───── Material
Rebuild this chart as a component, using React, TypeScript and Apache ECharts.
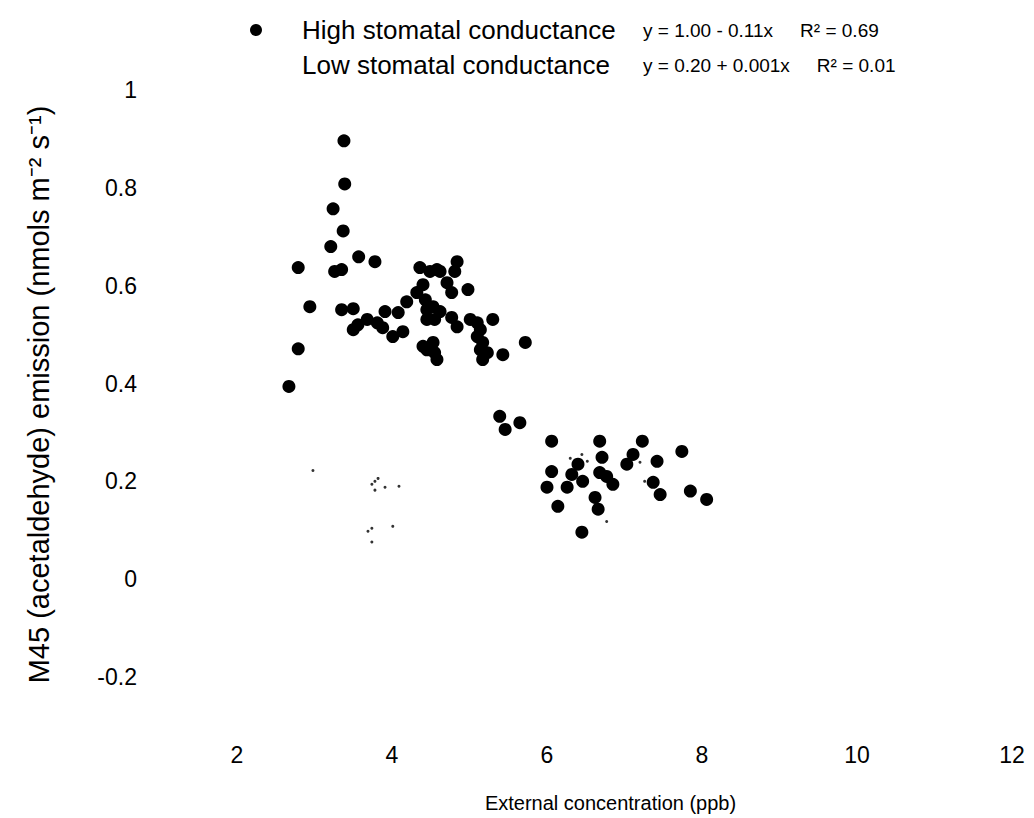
import React, { useEffect, useRef } from "react";
import * as echarts from "echarts";

const HIGH = "High stomatal conductance";
const LOW = "Low stomatal conductance";
const eqHigh = ["y = 1.00 - 0.11x", "R² = 0.69"];
const eqLow = ["y = 0.20 + 0.001x", "R² = 0.01"];

const xTicks = [2, 4, 6, 8, 10, 12];
const yTicks = [-0.2, 0, 0.2, 0.4, 0.6, 0.8, 1];

const highX = [
  3.38, 3.39, 3.24, 3.37, 3.21, 3.57, 3.78, 2.79, 3.26, 3.35, 2.94, 3.35, 3.5, 2.79, 2.67,
  3.5, 3.56, 3.68, 3.81, 3.88, 3.91, 4.01, 4.14, 4.08, 4.19, 4.32, 4.4, 4.36, 4.49, 4.58,
  4.62, 4.43, 4.45, 4.53, 4.62, 4.45, 4.55, 4.71, 4.77, 4.84, 4.81, 4.98, 4.77, 4.84, 5.01,
  5.1, 5.14, 5.3, 5.1, 5.17, 5.23, 5.14, 5.17, 5.43, 5.72, 4.4, 4.53, 4.55, 4.58, 4.45,
  5.39, 5.46, 5.65,
  6.06, 6.06, 6.0, 6.14, 6.26, 6.32, 6.4, 6.46, 6.45, 6.68, 6.71, 6.68, 6.77, 6.85, 6.62,
  6.66, 7.03, 7.11, 7.23, 7.42, 7.37, 7.46, 7.74, 7.85, 8.06,
];
const highY = [
  0.896, 0.808, 0.757, 0.712, 0.68, 0.659, 0.649, 0.637, 0.629, 0.633, 0.557, 0.551, 0.553, 0.471, 0.394,
  0.51, 0.52, 0.531, 0.524, 0.514, 0.547, 0.496, 0.506, 0.545, 0.567, 0.586, 0.602, 0.637, 0.629, 0.633,
  0.629, 0.571, 0.551, 0.557, 0.547, 0.531, 0.531, 0.606, 0.586, 0.649, 0.629, 0.592, 0.535, 0.516, 0.531,
  0.524, 0.51, 0.531, 0.496, 0.484, 0.463, 0.469, 0.449, 0.459, 0.484, 0.476, 0.484, 0.463, 0.449, 0.469,
  0.333, 0.306, 0.32,
  0.282, 0.22, 0.188, 0.149, 0.188, 0.214, 0.235, 0.2, 0.096, 0.282, 0.249, 0.218, 0.21, 0.194, 0.167,
  0.143, 0.235, 0.255, 0.282, 0.241, 0.198, 0.173, 0.261, 0.18, 0.163,
];

const lowX = [2.98, 3.74, 3.78, 3.82, 3.78, 3.91, 4.09, 3.69, 3.74, 4.01, 3.74, 6.3, 6.45, 6.52, 7.2, 7.26, 6.77];
const lowY = [0.222, 0.194, 0.2, 0.206, 0.182, 0.188, 0.19, 0.098, 0.104, 0.108, 0.076, 0.247, 0.255, 0.241, 0.239, 0.2, 0.118];

const FONT = "'Liberation Sans', Arial, sans-serif";

export default function App() {
  const ref = useRef<HTMLDivElement>(null);
  useEffect(() => {
    if (!ref.current) return;
    const chart = echarts.init(ref.current, null, { renderer: "svg" });
    const fmt = (v: number) => (Math.abs(v) < 1e-9 ? "0" : String(Math.round(v * 10) / 10));
    chart.setOption({
      animation: false,
      backgroundColor: "#ffffff",
      textStyle: { fontFamily: FONT, color: "#000" },
      legend: {
        orient: "vertical",
        left: 245,
        top: 12,
        itemWidth: 12,
        itemHeight: 12,
        itemGap: 9,
        icon: "circle",
        data: [{ name: HIGH }, { name: LOW, itemStyle: { opacity: 0 } }],
        formatter: (name: string) => {
          const eq = name === HIGH ? eqHigh : eqLow;
          return `{n|${name}}{e|${eq[0]}}{g|}{e|${eq[1]}}`;
        },
        textStyle: {
          fontFamily: FONT,
          color: "#000",
          rich: {
            n: { fontSize: 26, width: 341, padding: [0, 0, 0, 35], lineHeight: 27, fontFamily: FONT, color: "#000" },
            e: { fontSize: 19, fontFamily: FONT, color: "#000" },
            g: { width: 27 },
          },
        },
      },
      grid: { left: 237, right: 22, top: 90, bottom: 140 },
      xAxis: {
        type: "value",
        min: xTicks[0],
        max: xTicks[xTicks.length - 1],
        interval: 2,
        name: "External concentration (ppb)",
        nameLocation: "middle",
        nameGap: 116,
        nameTextStyle: { fontSize: 20, fontFamily: FONT, color: "#000", padding: [0, 28, 0, 0] },
        axisLine: { show: false, onZero: false },
        axisTick: { show: false },
        splitLine: { show: false },
        axisLabel: { fontSize: 23, margin: 66, color: "#000", fontFamily: FONT, showMaxLabel: true },
      },
      yAxis: {
        type: "value",
        min: yTicks[0],
        max: yTicks[yTicks.length - 1],
        interval: 0.2,
        name: "M45 (acetaldehyde) emission (nmols m⁻² s⁻¹)",
        nameLocation: "middle",
        nameGap: 184,
        nameTextStyle: { fontSize: 29, fontFamily: FONT, color: "#000", padding: [0, 22, 0, 0] },
        axisLine: { show: false, onZero: false },
        axisTick: { show: false },
        splitLine: { show: false },
        axisLabel: { fontSize: 23, margin: 100, color: "#000", fontFamily: FONT, formatter: fmt },
      },
      series: [
        {
          name: HIGH,
          type: "scatter",
          symbol: "circle",
          symbolSize: 13,
          itemStyle: { color: "#000", opacity: 1 },
          data: highX.map((x, i) => [x, highY[i]]),
        },
        {
          name: LOW,
          type: "scatter",
          symbol: "circle",
          symbolSize: 3,
          itemStyle: { color: "#333", opacity: 1 },
          data: lowX.map((x, i) => [x, lowY[i]]),
        },
      ],
    });
    return () => chart.dispose();
  }, []);
  return <div ref={ref} style={{ width: 1034, height: 818, position: "absolute", left: 0, top: 0 }} />;
}
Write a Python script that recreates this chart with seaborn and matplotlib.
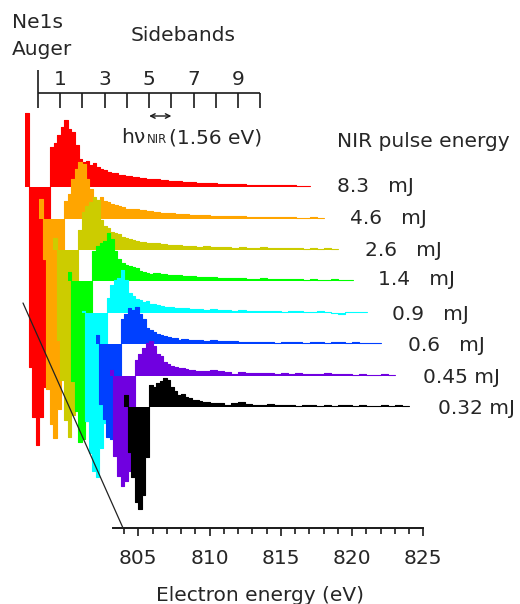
import numpy as np
import matplotlib
matplotlib.use("Agg")
import matplotlib.pyplot as plt
from matplotlib.ticker import FixedLocator
import seaborn as sns

# ---------------- data ----------------
pulse_labels = ["0.32 mJ", "0.45 mJ", "0.6   mJ", "0.9   mJ",
                "1.4   mJ", "2.6   mJ", "4.6   mJ", "8.3   mJ"]
colors = ["#000000", "#7000E0", "#0040FF", "#00FFFF",
          "#00FF00", "#CCCC00", "#FFA500", "#FF0000"]

# relative energy bin edges (eV) of each spectrum
bin_edges_rel = np.concatenate([np.arange(0, 6, 0.25), np.arange(6, 20.001, 0.5)])

s032 = [12, -45, -70, -95, -102, -88, -50, 22, 20, 24, 26, 29, 27, 20, 16, 12, 13, 10, 9, 7, 7, 6, 5, 5,
        4, 4, 2, 4, 5, 3, 2, 2, 3, 2, 2, 2, 1, 2, 2, 1, 2, 1, 2, 2, 1, 2, 1, 1, 2, 1, 2, 1]
s045 = [6, -80, -100, -110, -105, -95, -60, 16, 22, 28, 33, 35, 30, 22, 20, 14, 12, 10, 9, 8, 8, 7, 6, 6,
        5, 5, 6, 5, 4, 2, 4, 3, 3, 3, 3, 2, 3, 2, 3, 2, 2, 2, 3, 2, 2, 2, 1, 2, 1, 1, 2, 1]
s06 = [9, -60, -75, -93, -95, -90, -60, 25, 30, 36, 34, 37, 30, 25, 16, 14, 12, 10, 9, 8, 7, 6, 6, 4,
       5, 4, 4, 3, 4, 3, 3, 3, 2, 2, 2, 2, 2, 1, 2, 2, 2, 1, 2, 2, 1, 2, 2, 1, 2, 1, 1, 1]
s09 = [2, -108, -140, -158, -164, -135, -110, 15, 28, 33, 35, 43, 33, 20, 17, 14, 13, 11, 12, 9, 9, 8, 7, 6,
       6, 5, 5, 4, 4, 3, 4, 3, 3, 2, 3, 2, 2, 2, 2, 2, 1, 2, 2, 1, 1, 2, 1, 0, -1, 1, 1, 1]
s14 = [9, -100, -130, -161, -158, -140, -110, 30, 35, 38, 40, 48, 42, 30, 22, 18, 16, 15, 14, 13, 10, 9, 8, 7,
       8, 7, 6, 6, 5, 5, 4, 4, 4, 3, 3, 3, 3, 2, 2, 3, 2, 2, 2, 2, 2, 1, 2, 1, 1, 2, 1, 1]
s26 = [12, -90, -130, -170, -187, -165, -130, 20, 38, 44, 48, 53, 50, 30, 24, 22, 18, 17, 16, 13, 12, 11, 10, 9,
       8, 7, 7, 6, 5, 5, 4, 4, 3, 4, 3, 3, 3, 2, 3, 2, 2, 3, 2, 2, 2, 2, 2, 1, 2, 1, 2, 1]
s46 = [20, -40, -170, -205, -219, -190, -150, 18, 25, 40, 50, 57, 55, 40, 30, 20, 19, 22, 18, 17, 15, 14, 13, 12,
       10, 10, 9, 8, 7, 6, 6, 5, 5, 4, 4, 4, 3, 3, 3, 3, 3, 2, 2, 2, 2, 2, 2, 2, 1, 1, 2, 1]
s83 = [74, -180, -230, -258, -230, -200, -150, 40, 44, 52, 60, 67, 58, 55, 42, 28, 25, 26, 22, 24, 20, 18, 17, 15,
       14, 12, 11, 10, 9, 8, 8, 7, 6, 6, 5, 5, 4, 4, 4, 3, 3, 3, 3, 2, 2, 2, 2, 2, 2, 2, 1, 1]
spectra = [s032, s045, s06, s09, s14, s26, s46, s83]

sideband_labels = ["1", "3", "5", "7", "9"]
photon_energy = 1.56  # eV

E_START = 804.0   # start of the lowest spectrum (eV)
DX = -0.992       # waterfall shift per spectrum (eV)
DY = 31.4         # waterfall shift per spectrum (intensity units)

# ---------------- layout helpers (pixel -> data) ----------------
W, H = 520, 604
PX_PER_EV = 14.25
def dxp(px):
    return 805 + (px - 138.3) / PX_PER_EV
def dyp(py):
    return 407 - py

sns.set_theme(style="white")
plt.rcParams["font.family"] = ["DejaVu Sans"]
FS = 14.5

fig = plt.figure(figsize=(W / 100, H / 100), dpi=100)
ax = fig.add_axes([0, 0, 1, 1])
ax.set_xlim(dxp(0), dxp(W))
ax.set_ylim(dyp(H), dyp(0))
ax.patch.set_alpha(0)

for k, (vals, c) in enumerate(zip(spectra, colors)):
    x = E_START + DX * k + bin_edges_rel
    base = DY * k
    y = base + np.append(vals, vals[-1])
    ax.fill_between(x, base, y, step="post", color=c, lw=0, zorder=10 - k)
    sns.lineplot(x=x, y=y, drawstyle="steps-post", color=c, lw=0.8,
                 zorder=10 - k, ax=ax)

# pulse energy labels
label_pos = [(438, 414), (423, 383), (408, 351), (392, 320),
             (378, 285), (365, 256), (350, 224), (337, 192)]
for lab, (px, py) in zip(pulse_labels, label_pos):
    ax.text(dxp(px), dyp(py), lab, ha="left", va="baseline", fontsize=FS)
ax.text(dxp(337), dyp(147), "NIR pulse energy", ha="left", va="baseline", fontsize=FS)

# sideband scale
sb0 = dxp(38)
sb_ticks = sb0 + photon_energy * np.arange(11)
ax.plot([sb_ticks[0], sb_ticks[-1]], [dyp(93), dyp(93)], color="k", lw=1.2,
        solid_capstyle="butt", zorder=20)
ax.vlines(sb_ticks, dyp(108), dyp(93), color="k", lw=1.2, zorder=20)
ax.vlines([sb_ticks[0]], dyp(93), dyp(70), color="k", lw=1.2, zorder=20)
for i, lab in enumerate(sideband_labels):
    ax.text(sb_ticks[2 * i + 1], dyp(85), lab, ha="center", va="baseline", fontsize=FS)
ax.text(dxp(131), dyp(41), "Sidebands", ha="left", va="baseline", fontsize=FS)
ax.text(dxp(12), dyp(28), "Ne1s", ha="left", va="baseline", fontsize=FS)
ax.text(dxp(12), dyp(55), "Auger", ha="left", va="baseline", fontsize=FS)
ax.annotate("", xy=(sb_ticks[6], dyp(116)), xytext=(sb_ticks[5], dyp(116)),
            arrowprops=dict(arrowstyle="<->", lw=1.0, color="k",
                            shrinkA=0, shrinkB=0, mutation_scale=8))
ax.text(dxp(121), dyp(143), "hν", ha="left", va="baseline", fontsize=FS)
ax.text(dxp(147), dyp(143), "NIR", ha="left", va="baseline", fontsize=8.5)
ax.text(dxp(169), dyp(143), "(1.56 eV)", ha="left", va="baseline", fontsize=FS)

# perspective line
ax.plot([dxp(23), dxp(123)], [dyp(303), dyp(528)], color="#222222", lw=0.9, zorder=20)

# bottom energy axis
for s in ["left", "right", "top"]:
    ax.spines[s].set_visible(False)
ax.spines["bottom"].set_visible(True)
ax.spines["bottom"].set_color("k")
ax.spines["bottom"].set_linewidth(1.4)
ax.spines["bottom"].set_position(("data", dyp(528)))
ax.spines["bottom"].set_bounds(dxp(113), 825)
ax.xaxis.set_major_locator(FixedLocator([805, 810, 815, 820, 825]))
ax.xaxis.set_minor_locator(FixedLocator([v for v in range(804, 825) if v % 5 != 0]))
ax.tick_params(axis="x", which="major", direction="out", length=5.5, width=1.2,
               color="k", labelsize=FS, pad=9.8, bottom=True)
ax.tick_params(axis="x", which="minor", direction="out", length=4, width=1.2,
               color="k", bottom=True)
ax.set_yticks([])
ax.set_xlabel("Electron energy (eV)", fontsize=FS, labelpad=13)
ax.grid(False)

fig.savefig("out.png", dpi=100)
──────────
Leave out the pictures and transcribe exactly the lines from the one containing "Write a Python" through the one containing "np.arange(6, 20.001, 0.5)])".

- _Written answer_
Write a Python script that recreates this chart with seaborn and matplotlib.
import numpy as np
import matplotlib
matplotlib.use("Agg")
import matplotlib.pyplot as plt
from matplotlib.ticker import FixedLocator
import seaborn as sns

# ---------------- data ----------------
pulse_labels = ["0.32 mJ", "0.45 mJ", "0.6   mJ", "0.9   mJ",
                "1.4   mJ", "2.6   mJ", "4.6   mJ", "8.3   mJ"]
colors = ["#000000", "#7000E0", "#0040FF", "#00FFFF",
          "#00FF00", "#CCCC00", "#FFA500", "#FF0000"]

# relative energy bin edges (eV) of each spectrum
bin_edges_rel = np.concatenate([np.arange(0, 6, 0.25), np.arange(6, 20.001, 0.5)])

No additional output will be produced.